El “síndrome de Don Julián”
Sabiendo esto es más fácil entender por qué la izquierda ama el islam. Para empezar tenemos el síndrome de Don Julián, que es una afección típicamente española: aparece cuando uno, por intensa insatisfacción u odio hacia lo español en general, da en juzgar que ellos son los buenos, pues España es, esencialmente, lo malo. Así, se experimente simpatía hacia todo lo que nos erosiona, ya sea la leyenda negra, ya sea el Eterno Moro.
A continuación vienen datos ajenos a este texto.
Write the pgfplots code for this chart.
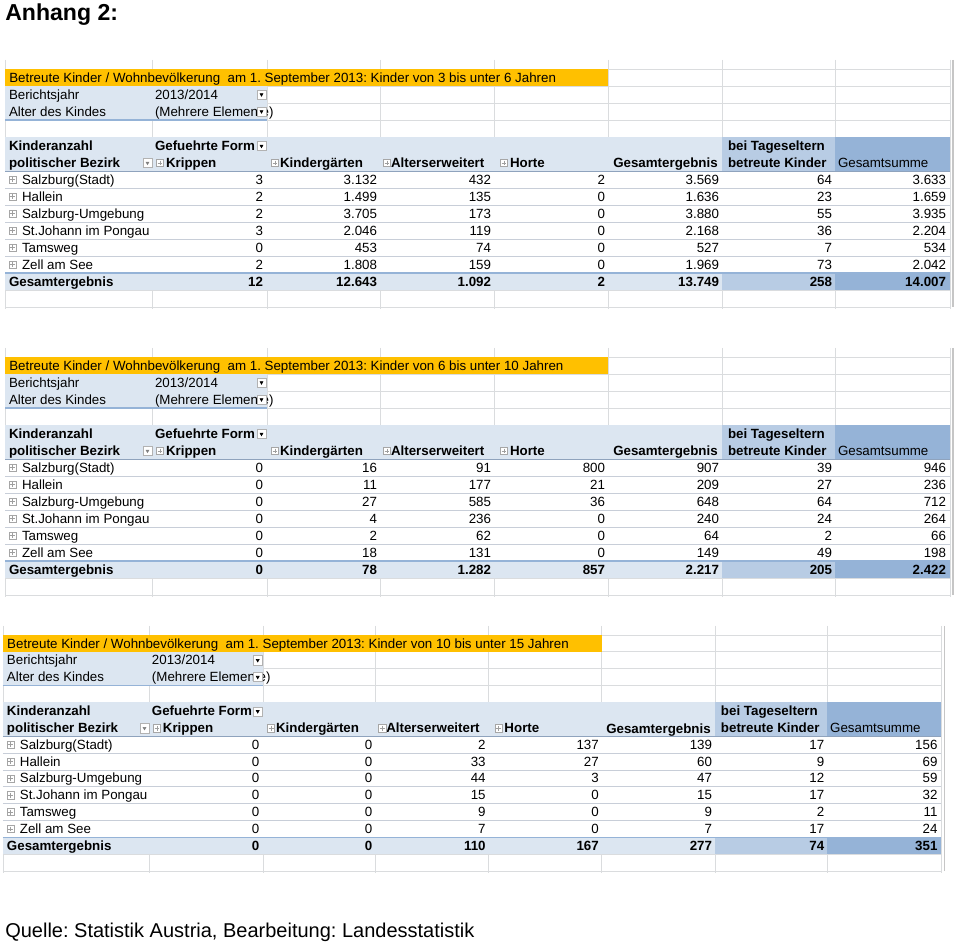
\documentclass[border=0pt]{standalone}
\usepackage{fontspec}
\setmainfont{Liberation Sans}
\usepackage{pgfplots}
\usepackage{pgfplotstable}
\pgfplotsset{compat=1.18}
\usetikzlibrary{plotmarks}
\frenchspacing

\definecolor{xorange}{RGB}{255,192,0}
\definecolor{xlight}{RGB}{220,230,241}
\definecolor{xmid}{RGB}{184,204,228}
\definecolor{xdark}{RGB}{149,179,215}
\definecolor{xgrid}{RGB}{218,220,222}
\definecolor{xrow}{RGB}{200,206,216}

\newcommand\tabfont{\fontsize{10}{12}\selectfont}

% Kinder von 3 bis unter 6 Jahren
\pgfplotstableread[col sep=comma]{
name,kr,kg,ae,ho,ge,ta,gs
Salzburg(Stadt),3,3132,432,2,3569,64,3633
Hallein,2,1499,135,0,1636,23,1659
Salzburg-Umgebung,2,3705,173,0,3880,55,3935
St.Johann im Pongau,3,2046,119,0,2168,36,2204
Tamsweg,0,453,74,0,527,7,534
Zell am See,2,1808,159,0,1969,73,2042
}\tabA
\pgfplotstableread[col sep=comma]{
kr,kg,ae,ho,ge,ta,gs
12,12643,1092,2,13749,258,14007
}\totA

% Kinder von 6 bis unter 10 Jahren
\pgfplotstableread[col sep=comma]{
name,kr,kg,ae,ho,ge,ta,gs
Salzburg(Stadt),0,16,91,800,907,39,946
Hallein,0,11,177,21,209,27,236
Salzburg-Umgebung,0,27,585,36,648,64,712
St.Johann im Pongau,0,4,236,0,240,24,264
Tamsweg,0,2,62,0,64,2,66
Zell am See,0,18,131,0,149,49,198
}\tabB
\pgfplotstableread[col sep=comma]{
kr,kg,ae,ho,ge,ta,gs
0,78,1282,857,2217,205,2422
}\totB

% Kinder von 10 bis unter 15 Jahren
\pgfplotstableread[col sep=comma]{
name,kr,kg,ae,ho,ge,ta,gs
Salzburg(Stadt),0,0,2,137,139,17,156
Hallein,0,0,33,27,60,9,69
Salzburg-Umgebung,0,0,44,3,47,12,59
St.Johann im Pongau,0,0,15,0,15,17,32
Tamsweg,0,0,9,0,9,2,11
Zell am See,0,0,7,0,7,17,24
}\tabC
\pgfplotstableread[col sep=comma]{
kr,kg,ae,ho,ge,ta,gs
0,0,110,167,277,74,351
}\totC

% header texts (block coordinates, baseline)
\pgfplotstableread[col sep=comma]{
u,v,t
4,30.8,Berichtsjahr
150,30.8,2013/2014
4,47.8,Alter des Kindes
150,47.8,(Mehrere Elemente)
833,98.8,Gesamtsumme
}\hdrN
\pgfplotstableread[col sep=comma]{
u,v,t
4,81.8,Kinderanzahl
150,81.8,Gefuehrte Form
723,81.8,bei Tageseltern
4,98.8,politischer Bezirk
161,98.8,Krippen
275,98.8,Kindergärten
386,98.8,Alterserweitert
505,98.8,Horte
723,98.8,betreute Kinder
4,217.8,Gesamtergebnis
}\hdrB
\pgfplotstableread{
u v
256.5 25.5
256.5 42.5
256.5 77
}\filterpos
\pgfplotstableread{
u v
155 94
270 94
382 94
499 94
}\pluspos

\pgfplotsset{
  blockaxis/.style={scale only axis, hide axis, clip=false,
    xmin=0, xmax=945, ymin=-9, ymax=244, y dir=reverse,
    width=708.75pt, height=189.75pt, anchor=north west},
  lbl/.style={draw=none, point meta=explicit symbolic,
    nodes near coords={\raisebox{0pt}[0pt][0pt]{\makebox[0pt][l]{\pgfplotspointmeta}}},
    every node near coord/.append style={inner sep=0pt, outer sep=0pt, font=\tabfont}},
  lblb/.style={lbl, every node near coord/.append style={font=\tabfont\bfseries}},
  num/.style={draw=none, point meta=explicit,
    nodes near coords={\raisebox{0pt}[0pt][0pt]{\makebox[0pt][r]{\pgfmathprintnumber[assume math mode=true,1000 sep={.}]{\pgfplotspointmeta}}}},
    every node near coord/.append style={inner sep=0pt, outer sep=0pt, font=\tabfont}},
  numb/.style={num, every node near coord/.append style={font=\tabfont\bfseries}},
  boxplus/.style={only marks, mark=square*, mark size=2.7pt,
    mark options={fill=white, draw=gray!70, line width=0.45pt}},
  plusin/.style={only marks, mark=+, mark size=1.8pt,
    mark options={draw=gray!75, line width=0.45pt}},
}

% #1 rows, #2 totals, #3 age range
\newcommand\blockbody[3]{%
  \pgfplotsinvokeforeach{0,147,262,375,489,603,717,830,945}{%
    \addplot[xgrid, line width=0.6pt] coordinates {(##1,-9) (##1,240)};}
  \pgfplotsinvokeforeach{0,17,34,51,68,221,238}{%
    \addplot[xgrid, line width=0.6pt] coordinates {(0,##1) (945,##1)};}
  \addplot[gray!45, line width=0.9pt] coordinates {(948,-9) (948,238)};
  \addplot[fill=xorange, draw=none] coordinates {(0,0) (603,0) (603,17) (0,17)} --cycle;
  \addplot[fill=xlight, draw=none] coordinates {(0,17) (262,17) (262,51) (0,51)} --cycle;
  \addplot[xdark, line width=0.8pt] coordinates {(0,51) (262,51)};
  \addplot[fill=xlight, draw=none] coordinates {(0,68) (717,68) (717,102) (0,102)} --cycle;
  \addplot[fill=xmid, draw=none] coordinates {(717,68) (830,68) (830,102) (717,102)} --cycle;
  \addplot[fill=xdark, draw=none] coordinates {(830,68) (945,68) (945,102) (830,102)} --cycle;
  \addplot[fill=white, draw=none] coordinates {(0,102) (945,102) (945,204) (0,204)} --cycle;
  \pgfplotsinvokeforeach{119,136,153,170,187}{%
    \addplot[xrow, line width=0.6pt] coordinates {(0,##1) (945,##1)};}
  \addplot[xdark!70!gray, line width=0.7pt] coordinates {(0,102) (945,102)};
  \addplot[fill=xlight, draw=none] coordinates {(0,204) (717,204) (717,221) (0,221)} --cycle;
  \addplot[fill=xmid, draw=none] coordinates {(717,204) (830,204) (830,221) (717,221)} --cycle;
  \addplot[fill=xdark, draw=none] coordinates {(830,204) (945,204) (945,221) (830,221)} --cycle;
  \addplot[xdark, line width=1pt] coordinates {(0,204) (945,204)};
  % texts
  \node[anchor=base west, inner sep=0pt, font=\tabfont] at (axis cs:4,13.6)
    {Betreute Kinder / Wohnbevölkerung\ \ am 1. September 2013: Kinder von #3 Jahren};
  \addplot[lbl] table[x=u, y=v, meta=t] {\hdrN};
  \addplot[lblb] table[x=u, y=v, meta=t] {\hdrB};
  \node[anchor=base east, inner sep=0pt, font=\tabfont\bfseries] at (axis cs:713,98.8) {Gesamtergebnis};
  \addplot[lbl] table[x expr=17, y expr=115.8+17*\coordindex, meta=name] {#1};
  \addplot[num] table[x expr=258, y expr=115.8+17*\coordindex, meta=kr] {#1};
  \addplot[num] table[x expr=372, y expr=115.8+17*\coordindex, meta=kg] {#1};
  \addplot[num] table[x expr=486, y expr=115.8+17*\coordindex, meta=ae] {#1};
  \addplot[num] table[x expr=600, y expr=115.8+17*\coordindex, meta=ho] {#1};
  \addplot[num] table[x expr=714, y expr=115.8+17*\coordindex, meta=ge] {#1};
  \addplot[num] table[x expr=827, y expr=115.8+17*\coordindex, meta=ta] {#1};
  \addplot[num] table[x expr=941, y expr=115.8+17*\coordindex, meta=gs] {#1};
  \addplot[numb] table[x expr=258, y expr=217.8, meta=kr] {#2};
  \addplot[numb] table[x expr=372, y expr=217.8, meta=kg] {#2};
  \addplot[numb] table[x expr=486, y expr=217.8, meta=ae] {#2};
  \addplot[numb] table[x expr=600, y expr=217.8, meta=ho] {#2};
  \addplot[numb] table[x expr=714, y expr=217.8, meta=ge] {#2};
  \addplot[numb] table[x expr=827, y expr=217.8, meta=ta] {#2};
  \addplot[numb] table[x expr=941, y expr=217.8, meta=gs] {#2};
  % pivot icons
  \addplot[only marks, mark=square*, mark size=3.4pt,
    mark options={fill=white, draw=gray!60, line width=0.4pt}] table[x=u, y=v] {\filterpos};
  \addplot[only marks, mark=triangle*, mark size=1.3pt,
    mark options={rotate=180, fill=black, draw=black}] table[x=u, y=v] {\filterpos};
  \addplot[only marks, mark=square*, mark size=3.4pt,
    mark options={fill=white, draw=gray!60, line width=0.4pt}] coordinates {(142.5,94)};
  \addplot[only marks, mark=triangle*, mark size=1.2pt,
    mark options={rotate=180, fill=gray, draw=gray}] coordinates {(142.5,94)};
  \addplot[boxplus] table[x=u, y=v] {\pluspos};
  \addplot[plusin] table[x=u, y=v] {\pluspos};
  \addplot[boxplus] table[x expr=7.5, y expr=110.5+17*\coordindex] {#1};
  \addplot[plusin] table[x expr=7.5, y expr=110.5+17*\coordindex] {#1};
}

\begin{document}
\begin{tikzpicture}
\begin{axis}[width=720pt, height=708pt, scale only axis, hide axis, clip=false,
  xmin=0, xmax=960, ymin=0, ymax=944, y dir=reverse]
\addplot[fill=white, draw=none] coordinates {(0,0) (960,0) (960,944) (0,944)} --cycle;
\node[anchor=base west, inner sep=0pt, font=\fontsize{17.3}{20}\selectfont\bfseries]
  at (axis cs:5,20.5) {Anhang 2:};
\node[anchor=base west, inner sep=0pt, font=\fontsize{15}{18}\selectfont]
  at (axis cs:5,937) {Quelle: Statistik Austria, Bearbeitung: Landesstatistik};
\coordinate (b1) at (axis cs:5,60);
\coordinate (b2) at (axis cs:5,348);
\coordinate (b3) at (axis cs:3,626);
\end{axis}

\begin{axis}[blockaxis, at={(b1)}]
\blockbody{\tabA}{\totA}{3 bis unter 6}
\end{axis}

\begin{axis}[blockaxis, at={(b2)}]
\blockbody{\tabB}{\totB}{6 bis unter 10}
\end{axis}

\begin{axis}[blockaxis, at={(b3)}, width=703.8pt, height=188.4pt]
\blockbody{\tabC}{\totC}{10 bis unter 15}
\end{axis}
\end{tikzpicture}
\end{document}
Además, hay que añadir otro elemento, que es de orden ideológico y extensible a toda la izquierda occidental: una mal digestión de la obra de Franz Fanon, el autor de Los condenados de la tierra, que aplicó al escenario colonial su fusión de socialismo con el nacionalismo revolucionario. Desde Fanon, la izquierda, que ya no podía ser soviética, encontró un nuevo mito redentor: había que liberar del yugo occidental a los condenados de la tierra: africanos, sudamericanos o musulmanes.
Eso no basta para explicar tanta maurofilia. Hay más: el instinto de rendición a los bárbaros, visible en toda situación histórica de decadencia. El instinto de rendición a los bárbaros afecta especialmente a sectores acomodados, y puede describirse como una inclinación a claudicar ante la amenaza exterior. Aquí pesan el miedo a perder lo que uno posee y una cierta mala conciencia de ser beneficiario de la injusticia. Por eso, con frecuencia, este instinto se envuelve en un discurso pacifista o panfilista del tipo “¿no seremos nosotros la verdadera amenaza?”. Ahí, sólo resta abrir las pertas.
Y no perdamos de vista la cuestión religiosa. La izquierda sólo ve la religión como una flaqueza que el progreso debe disolver. Así, busca negar legitimidad a la tradición religiosa propia, equipararla con las demás religiones y utilizar a unas contra otras en una estrategia de desespiritualización.
El imperativo de que “España deje de ser católica” nunca abandonó a la izquierda. Hoy vivimos otro asalto a la Cruz: por eso nuestra izquierda le gustan tanto los moros.